See an example: Python calculator's run_autograder

Blocking network requests

Securescope can block any attempts to create network connections, preventing reverse shells and test case exfiltration.

Note that because Gradescope does not run Docker containers with the right privileges to implement a proper iptables firewall, Securescope uses seccomp to prevent the autograder chain from making socket system calls of type AF_INET (IPv4) or AF_INET6 (IPv6). This means that even connections to the loopback address (localhost/127.0.0.1) are blocked, which may interfere with some grader code e.g. Jupyter Notebook.

As such, this functionality is disabled by default.

To take advantage of network request blocking, it is suggested that you run any tasks that may need internet connectivity in the Dockerfile deriving from Securescope.
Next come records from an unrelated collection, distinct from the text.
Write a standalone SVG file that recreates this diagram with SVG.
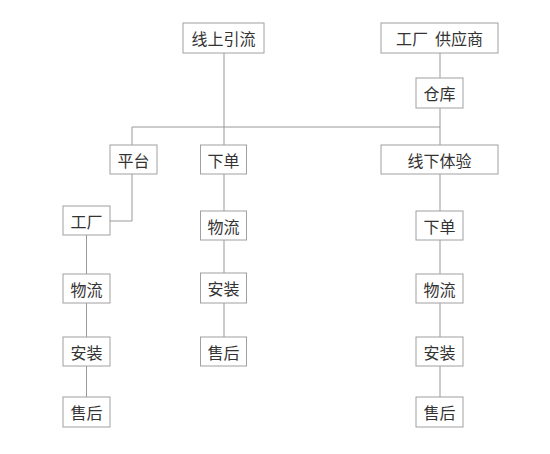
<svg xmlns="http://www.w3.org/2000/svg" width="550" height="454" viewBox="0 0 550 454">
<style>
.b{fill:#fff;stroke:#a0a0a0;stroke-width:1}
.t{font-family:"Noto Sans CJK SC","Noto Sans",sans-serif;font-size:16px;fill:#333;text-anchor:middle;dominant-baseline:central}
.c{fill:none;stroke:#999;stroke-width:1}
</style>
<rect width="550" height="454" fill="#fff"/>
<g id="connectors">
<path class="c" d="M224 53V145M132 127H440M440 53V78M440 108V145M132 127V145M132 174V221H110M224 174V211M224 240V273M224 303V337M440 174V211M440 240V274M440 303V337M440 366V397M86.5 235V274M86.5 303V337M86.5 366V397"/>
</g>
<g id="n1"><rect class="b" x="183" y="23" width="81" height="30"/><text class="t" x="223.5" y="38">线上引流</text></g>
<g id="n2"><rect class="b" x="381" y="23" width="117" height="30"/><text class="t" x="439.5" y="38">工厂&#160;&#160;供应商</text></g>
<g id="n3"><rect class="b" x="416" y="78" width="47" height="30"/><text class="t" x="439.5" y="93">仓库</text></g>
<g id="n4"><rect class="b" x="110" y="145" width="47" height="29"/><text class="t" x="133.5" y="159.5">平台</text></g>
<g id="n5"><rect class="b" x="200.5" y="145" width="46" height="29"/><text class="t" x="223.5" y="159.5">下单</text></g>
<g id="n6"><rect class="b" x="381" y="145" width="117" height="29"/><text class="t" x="439.5" y="159.5">线下体验</text></g>
<g id="n7"><rect class="b" x="63" y="206" width="47" height="29"/><text class="t" x="86.5" y="220.5">工厂</text></g>
<g id="n8"><rect class="b" x="63" y="274" width="47" height="29"/><text class="t" x="86.5" y="288.5">物流</text></g>
<g id="n9"><rect class="b" x="63" y="337" width="47" height="29"/><text class="t" x="86.5" y="351.5">安装</text></g>
<g id="n10"><rect class="b" x="63" y="397" width="47" height="30"/><text class="t" x="86.5" y="412">售后</text></g>
<g id="n11"><rect class="b" x="200.5" y="211" width="46" height="29"/><text class="t" x="223.5" y="225.5">物流</text></g>
<g id="n12"><rect class="b" x="200.5" y="273" width="46" height="30"/><text class="t" x="223.5" y="288">安装</text></g>
<g id="n13"><rect class="b" x="200.5" y="337" width="46" height="29"/><text class="t" x="223.5" y="351.5">售后</text></g>
<g id="n14"><rect class="b" x="416" y="211" width="47" height="29"/><text class="t" x="439.5" y="225.5">下单</text></g>
<g id="n15"><rect class="b" x="416" y="274" width="47" height="29"/><text class="t" x="439.5" y="288.5">物流</text></g>
<g id="n16"><rect class="b" x="416" y="337" width="47" height="29"/><text class="t" x="439.5" y="351.5">安装</text></g>
<g id="n17"><rect class="b" x="416" y="397" width="47" height="30"/><text class="t" x="439.5" y="412">售后</text></g>
</svg>
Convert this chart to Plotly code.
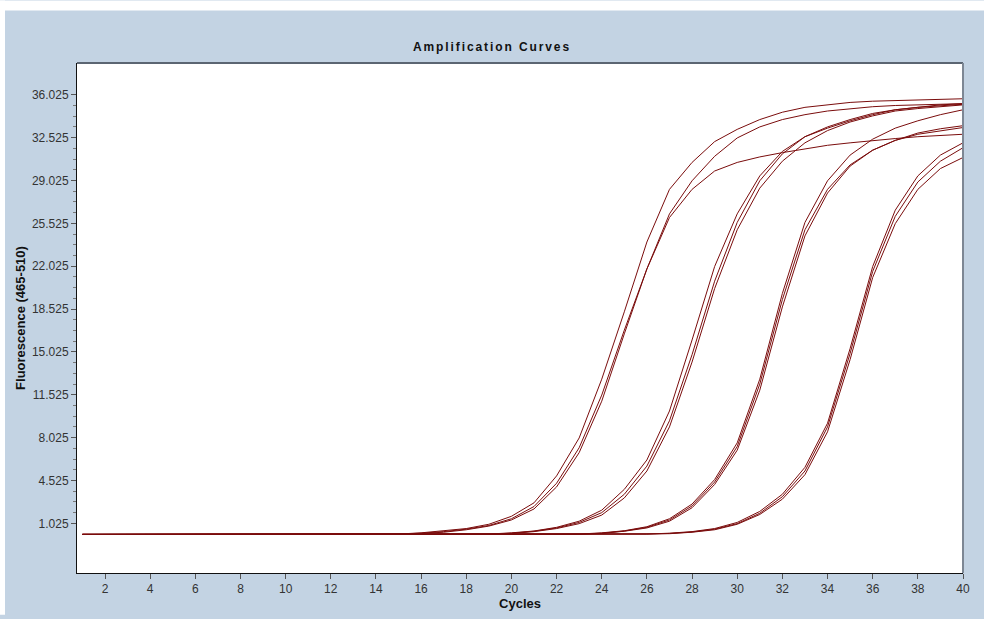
import plotly.graph_objects as go

cycles = list(range(1, 41))

# Fluorescence (465-510) readings per cycle
A1 = [0.12, 0.12, 0.12, 0.12, 0.12, 0.12, 0.12, 0.12, 0.12, 0.12, 0.12, 0.12, 0.12, 0.12,
      0.15, 0.25, 0.4, 0.6, 0.95, 1.6, 2.7, 4.9, 8.0, 12.8, 18.3, 24.0, 28.3, 30.5, 32.2, 33.2,
      34.0, 34.6, 35.0, 35.2, 35.4, 35.5, 35.55, 35.6, 35.65, 35.7]
A2 = [0.12, 0.12, 0.12, 0.12, 0.12, 0.12, 0.12, 0.12, 0.12, 0.12, 0.12, 0.12, 0.12, 0.12,
      0.15, 0.22, 0.35, 0.55, 0.85, 1.4, 2.4, 4.3, 7.2, 11.5, 16.8, 21.8, 26.3, 29.0, 31.0, 32.5,
      33.4, 34.0, 34.4, 34.7, 34.9, 35.05, 35.15, 35.2, 35.25, 35.3]
A3 = [0.12, 0.12, 0.12, 0.12, 0.12, 0.12, 0.12, 0.12, 0.12, 0.12, 0.12, 0.12, 0.12, 0.12,
      0.15, 0.2, 0.3, 0.5, 0.8, 1.3, 2.2, 4.0, 6.8, 11.0, 16.5, 21.8, 26.0, 28.3, 29.8, 30.5,
      30.95, 31.3, 31.6, 31.9, 32.1, 32.3, 32.45, 32.6, 32.7, 32.8]
B1 = [0.12, 0.12, 0.12, 0.12, 0.12, 0.12, 0.12, 0.12, 0.12, 0.12, 0.12, 0.12, 0.12, 0.12,
      0.12, 0.12, 0.12, 0.12, 0.15, 0.25, 0.4, 0.7, 1.2, 2.1, 3.8, 6.2, 10.2, 16.0, 22.0, 26.3,
      29.4, 31.4, 32.6, 33.3, 33.9, 34.4, 34.8, 35.0, 35.2, 35.3]
B2 = [0.12, 0.12, 0.12, 0.12, 0.12, 0.12, 0.12, 0.12, 0.12, 0.12, 0.12, 0.12, 0.12, 0.12,
      0.12, 0.12, 0.12, 0.12, 0.14, 0.22, 0.38, 0.65, 1.1, 1.9, 3.4, 5.7, 9.4, 14.8, 20.8, 25.6,
      29.0, 31.2, 32.6, 33.4, 34.0, 34.5, 34.8, 35.0, 35.15, 35.25]
B3 = [0.12, 0.12, 0.12, 0.12, 0.12, 0.12, 0.12, 0.12, 0.12, 0.12, 0.12, 0.12, 0.12, 0.12,
      0.12, 0.12, 0.12, 0.12, 0.14, 0.2, 0.35, 0.6, 1.0, 1.7, 3.1, 5.3, 8.9, 14.2, 20.2, 25.0,
      28.4, 30.6, 32.1, 33.1, 33.8, 34.3, 34.7, 34.9, 35.05, 35.2]
C1 = [0.12, 0.12, 0.12, 0.12, 0.12, 0.12, 0.12, 0.12, 0.12, 0.12, 0.12, 0.12, 0.12, 0.12,
      0.12, 0.12, 0.12, 0.12, 0.12, 0.12, 0.12, 0.12, 0.15, 0.25, 0.42, 0.75, 1.4, 2.6, 4.6, 7.6,
      12.8, 19.8, 25.6, 29.0, 31.1, 32.4, 33.3, 33.9, 34.4, 34.8]
C2 = [0.12, 0.12, 0.12, 0.12, 0.12, 0.12, 0.12, 0.12, 0.12, 0.12, 0.12, 0.12, 0.12, 0.12,
      0.12, 0.12, 0.12, 0.12, 0.12, 0.12, 0.12, 0.12, 0.14, 0.22, 0.4, 0.7, 1.3, 2.45, 4.4, 7.3,
      12.4, 19.3, 25.0, 28.3, 30.3, 31.5, 32.3, 32.9, 33.25, 33.5]
C3 = [0.12, 0.12, 0.12, 0.12, 0.12, 0.12, 0.12, 0.12, 0.12, 0.12, 0.12, 0.12, 0.12, 0.12,
      0.12, 0.12, 0.12, 0.12, 0.12, 0.12, 0.12, 0.12, 0.14, 0.2, 0.38, 0.65, 1.2, 2.3, 4.2, 7.0,
      11.9, 18.7, 24.5, 28.0, 30.2, 31.5, 32.3, 32.8, 33.1, 33.35]
D1 = [0.12, 0.12, 0.12, 0.12, 0.12, 0.12, 0.12, 0.12, 0.12, 0.12, 0.12, 0.12, 0.12, 0.12,
      0.12, 0.12, 0.12, 0.12, 0.12, 0.12, 0.12, 0.12, 0.12, 0.12, 0.12, 0.15, 0.22, 0.35, 0.6, 1.1,
      2.0, 3.4, 5.6, 9.2, 15.3, 22.0, 26.6, 29.4, 31.1, 32.1]
D2 = [0.12, 0.12, 0.12, 0.12, 0.12, 0.12, 0.12, 0.12, 0.12, 0.12, 0.12, 0.12, 0.12, 0.12,
      0.12, 0.12, 0.12, 0.12, 0.12, 0.12, 0.12, 0.12, 0.12, 0.12, 0.12, 0.14, 0.2, 0.32, 0.55, 1.0,
      1.85, 3.2, 5.3, 8.9, 14.9, 21.6, 26.1, 28.9, 30.6, 31.7]
D3 = [0.12, 0.12, 0.12, 0.12, 0.12, 0.12, 0.12, 0.12, 0.12, 0.12, 0.12, 0.12, 0.12, 0.12,
      0.12, 0.12, 0.12, 0.12, 0.12, 0.12, 0.12, 0.12, 0.12, 0.12, 0.12, 0.13, 0.18, 0.3, 0.5, 0.95,
      1.75, 3.0, 5.0, 8.5, 14.4, 21.1, 25.5, 28.3, 30.0, 30.9]

series = [A1, A2, A3, B1, B2, B3, C1, C2, C3, D1, D2, D3]

x_ticks = list(range(2, 41, 2))
y_ticks = [1.025, 4.525, 8.025, 11.525, 15.025, 18.525, 22.025, 25.525, 29.025, 32.525, 36.025]
y_tick_text = ["1.025", "4.525", "8.025", "11.525", "15.025", "18.525", "22.025",
               "25.525", "29.025", "32.525", "36.025"]

LINE = "#7a0c0c"
BLUE = "#c3d3e3"

fig = go.Figure()
for s in series:
    fig.add_trace(go.Scatter(x=cycles, y=s, mode="lines",
                             line=dict(color=LINE, width=1), showlegend=False,
                             hoverinfo="skip"))

minor_vals = []
for i in range(len(y_ticks) - 1):
    for k in (1, 2, 3):
        minor_vals.append(y_ticks[i] + k * 0.875)

fig.update_layout(
    width=984, height=619,
    margin=dict(l=77, r=21, t=63, b=42, pad=0),
    paper_bgcolor=BLUE, plot_bgcolor="white",
    title=dict(text='<span style="letter-spacing:1.9px">Amplification Curves</span>',
               x=0.5, xref="container", xanchor="center",
               y=1 - 47 / 619, yref="container", yanchor="middle",
               font=dict(family="Liberation Sans, Arial, sans-serif", size=12,
                         color="#111111", weight="bold")),
    font=dict(family="Liberation Sans, Arial, sans-serif", size=12, color="#333333"),
    xaxis=dict(range=[0.76, 40.0], tickvals=x_ticks, ticktext=[str(v) for v in x_ticks],
               ticks="outside", ticklen=5, tickcolor="#555555", showgrid=False,
               zeroline=False, showline=True, linecolor="#111111", linewidth=1,
               title=dict(text="Cycles", standoff=1,
                          font=dict(size=13, color="#111111", weight="bold")),
               tickfont=dict(size=12, color="#333333")),
    yaxis=dict(range=[-3.03, 38.62], tickvals=y_ticks, ticktext=y_tick_text,
               ticks="outside", ticklen=5, tickcolor="#555555", showgrid=False,
               zeroline=False, showline=True, linecolor="#111111", linewidth=1,
               minor=dict(tickvals=minor_vals, ticks="outside", ticklen=3,
                          tickcolor="#777777", showgrid=False),
               title=dict(text="Fluorescence (465-510)", standoff=3,
                          font=dict(size=13, color="#111111", weight="bold")),
               tickfont=dict(size=12, color="#333333")),
    shapes=[
        dict(type="line", xref="paper", yref="paper", x0=0, x1=1, y0=1, y1=1,
             line=dict(color="#5b6572", width=2), layer="above"),
        dict(type="line", xref="paper", yref="paper", x0=1, x1=1, y0=0, y1=1,
             line=dict(color="#7d8794", width=2), layer="above"),
        dict(type="rect", xref="paper", yref="paper", x0=-77 / 886, x1=(984 - 77) / 886,
             y0=1 + 53 / 514, y1=1 + 63 / 514, line=dict(width=0), fillcolor="white",
             layer="below"),
        dict(type="rect", xref="paper", yref="paper", x0=-77 / 886, x1=-72 / 886,
             y0=1 - 556 / 514, y1=1 + 63 / 514, line=dict(width=0), fillcolor="white",
             layer="below"),
    ],
)

fig.write_html("out.html")
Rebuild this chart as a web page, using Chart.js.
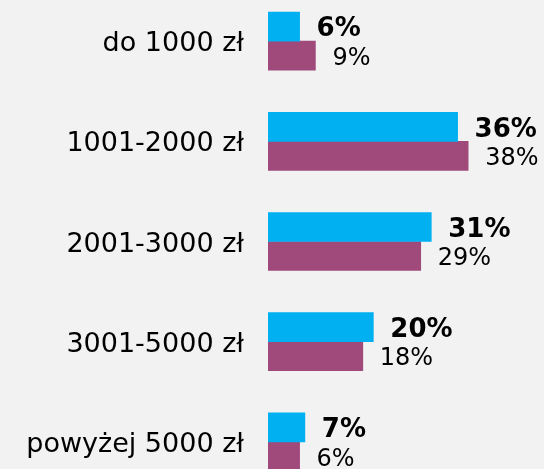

To enable network request blocking, set the SECCOMP_BLOCK_IP environment variable to true, i.e. by adding the following line to your Dockerfile:

ENV SECCOMP_BLOCK_IP true

Verifying result integrity

Securescope can detect tampering with the results.json file before upload to Gradescope's submission API.

To do this, Securescope's modified harness generates a cryptographic nonce that is provided to client autograder code via an environment variable. The presence of the nonce in results.json is verified by the harness before uploading the results to Gradescope's API.

Autograder client code is required to:

  1. Read the AUTOGRADER_NONCE environment variable and store it in memory, out of scope from student code.
  2. Clear the AUTOGRADER_NONCE environment variable.
  3. Before exiting, add the nonce to results.json as a string value associated with the top-level nonce key.

This functionality is disabled by default.

To enable nonce verification, set the VERIFY_NONCE environment variable to true, i.e. by adding the following line to your Dockerfile:

ENV VERIFY_NONCE true

Note that it would still be possible for student code to modify results.json even after the nonce is added by using inotify events to watch for changes to results.json. To prevent this attack, Securescope can use seccomp to block the inotify_add_watch system call; enable this by setting the SECCOMP_BLOCK_INOTIFY environment variable to true.

This is also disabled by default to prevent interference with client autograder code that may depend on inotify.

Usage

Usage of Securescope should work the same way as extending a base Gradescope autograder docker image.

Currently, an Ubuntu 22.04 image is available on Docker Hub. More builds to come soon.

Securescope is a drop-in replacement for Gradescope's base Docker images. By default, all security features are disabled for backwards compatibility with existing autograder code. When you enable each feature, make sure you make the suggested modifications to your autograder code in order to maintain functionality and to take full advantage of the feature.

For example, see the following Dockerfile.

ARG BASE_REPO=saligrama/securescope
ARG TAG=ubuntu-2204

FROM ${BASE_REPO}:${TAG}

ADD source /autograder/source

RUN cp /autograder/source/run_autograder /autograder/run_autograder

# Ensure that scripts are Unix-friendly and executable
RUN dos2unix /autograder/run_autograder /autograder/source/setup.sh
RUN chmod +x /autograder/run_autograder

RUN /autograder/source/setup.sh

# Example: install extras needed by your autograder
RUN pip install numpy

# Example: enable network request blocking
ENV SECCOMP_BLOCK_IP true

# Example: enable nonce verification to detect submission tampering
ENV VERIFY_NONCE true

# Example: enable inotify watch blocking
ENV SECCOMP_BLOCK_INOTIFY true

Caveats

Nonce verification: Note that for some languages such as Python, stack introspection can allow student code to retrieve the nonce from your autograder code's stack frame. One possible mitigation, if your autograder code cannot be viewed by students, is to obfuscate the name of the variable storing the nonce, potentially adding additional similar-looking variables to prevent student code from reliably guessing the true nonce.

In general, there can only be security guarantees if autograder code and student code are run by different processes with different user privileges. If your autograder code imports student code as a module, then the student code likely has unrestricted access to your autograder's memory, potentially enabling these kinds of attacks.